Pusat Pemantau HAM yang dianggotai sejumlah pakar dari berbagai lokasi di Palestina menyampaikan kegundahannya terhadap sejumlah mantan tahanan yang mendapat penyiksaan dan tindakan kekerasan saat mereka diinterogasi. Dan hal ini jelas bertentangan dengan undang-undang HAM internasional.
Laporan pemantau HAM memuat penuturan para korban sendiri saat mereka ditangkap dan dikurung oleh aparat keamanan pemerintahan pro Abbas di Tepi Barat. Meski kesaksian itu ditolak mentah-mentah oleh pemerintaha kabinet Fayadh di Tepi Barat, namun para aktifis HAM tetap menuntut adanya tim penyelidikan kasus ini, hingga terungkap fakta sebenarnya.
Beberapa contoh penyiksaan dalam laporan itu disampaikan oleh keluarga Ahmad Thahir Muhsin (92) sebagai orang tua dari anaknya yang bernama Muhammad Ali (30). Thahir Muhsin tinggal di kampung Naqura, Barat Laut Nablus, dan mendapat perilaku kasar. Saudara laki-laki Muhammad yang menyaksikan peristiwa itu mengatakan, “Ada dua orang yang mendorong ayahku dan memukul mukanya dengan tangan. Setelah itu ada salah satu orang yang menembakkan senjata ke pintu pintu rumah yang terkunci. Setelah itu mereka mendobrak pintu sampai terbuka dan mendapatkan saudaraku, Muhammad sedang duduk di dalamnya. Muhammad kemudian dipukul dengan tongkat di punggungnya. ”
Sementara Umar Mahmud Umar Ahmad (31), warga kampung Firaun Selatan Tolkarem, menuturkan kisah lain. “Saya dipanggil untuk diinterogasi soal keanggotaan saya dalam organisasi Hamas. Mereka meletakan saya di sebuah ruangan yang sangat kecil, yang luasnya hanya dua kali dua meter persegi.
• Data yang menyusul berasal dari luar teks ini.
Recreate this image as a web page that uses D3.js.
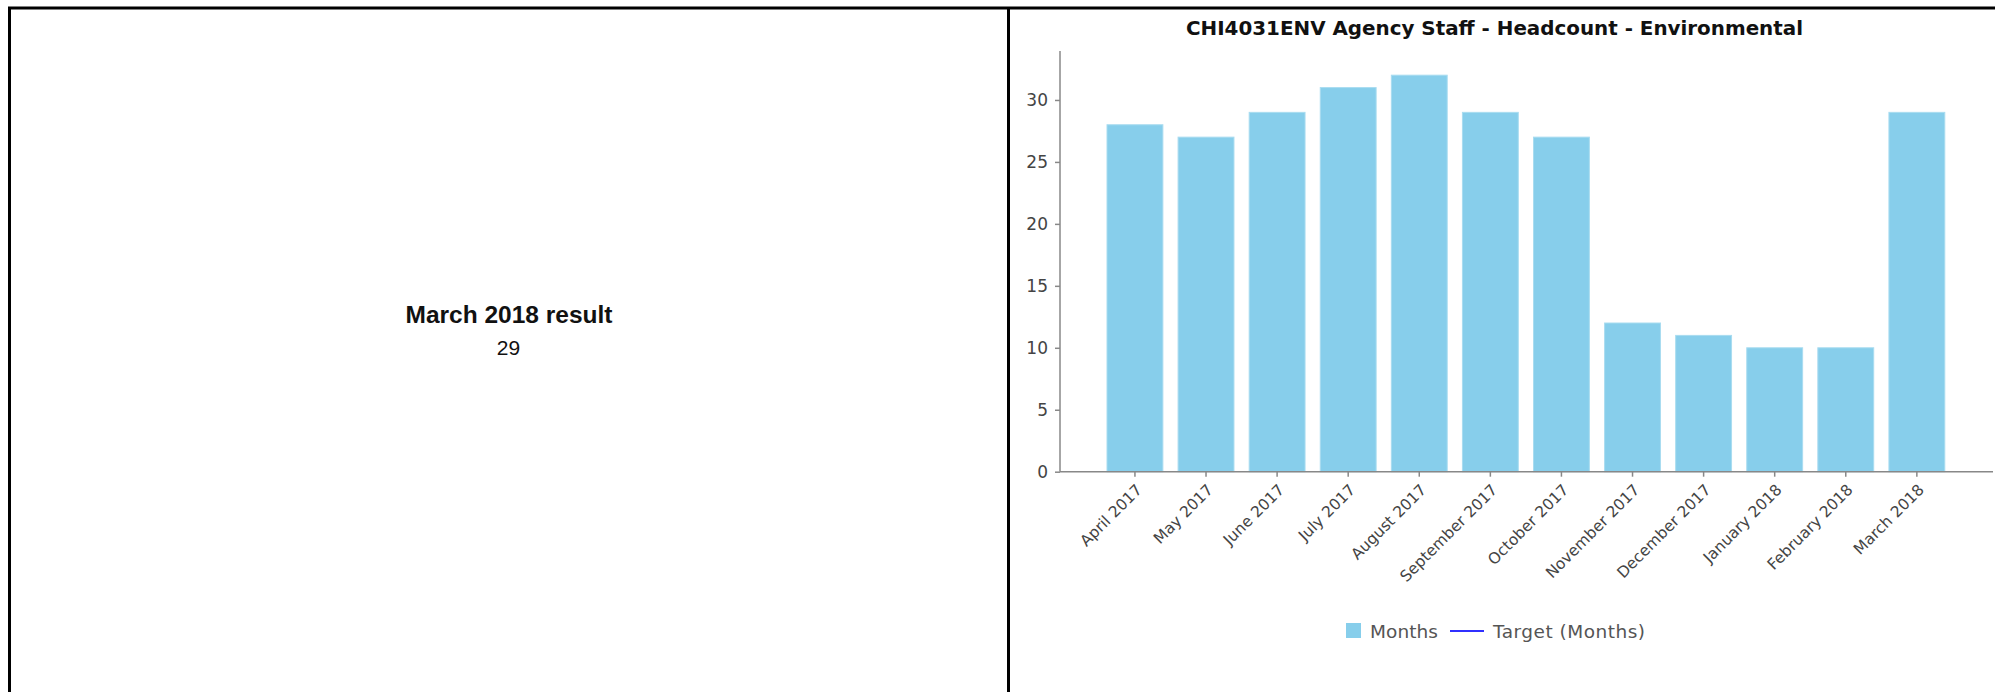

Di dalamnya ada sebuah kasur, tapi penjaga mengambil kasur itu ketika saya masuk ke dalam ruangan itu. ”
Umar menambahkan, “Mereka mengikat bagian kepalaku dengan kain hijau dan seorang penjaga menghentikanku di dalam penjara, mencaci maki dengan kata-kata yang sangat kasar. Aku menyampaikan kondisi kesehatanku, tapi ia tidak mau mendengar. Setiap kali aku ingin bersandar ke tembok, penjaga penjara segera memukul tembok dan memaksa saya untuk segera berdiri di tengah ruangan. ”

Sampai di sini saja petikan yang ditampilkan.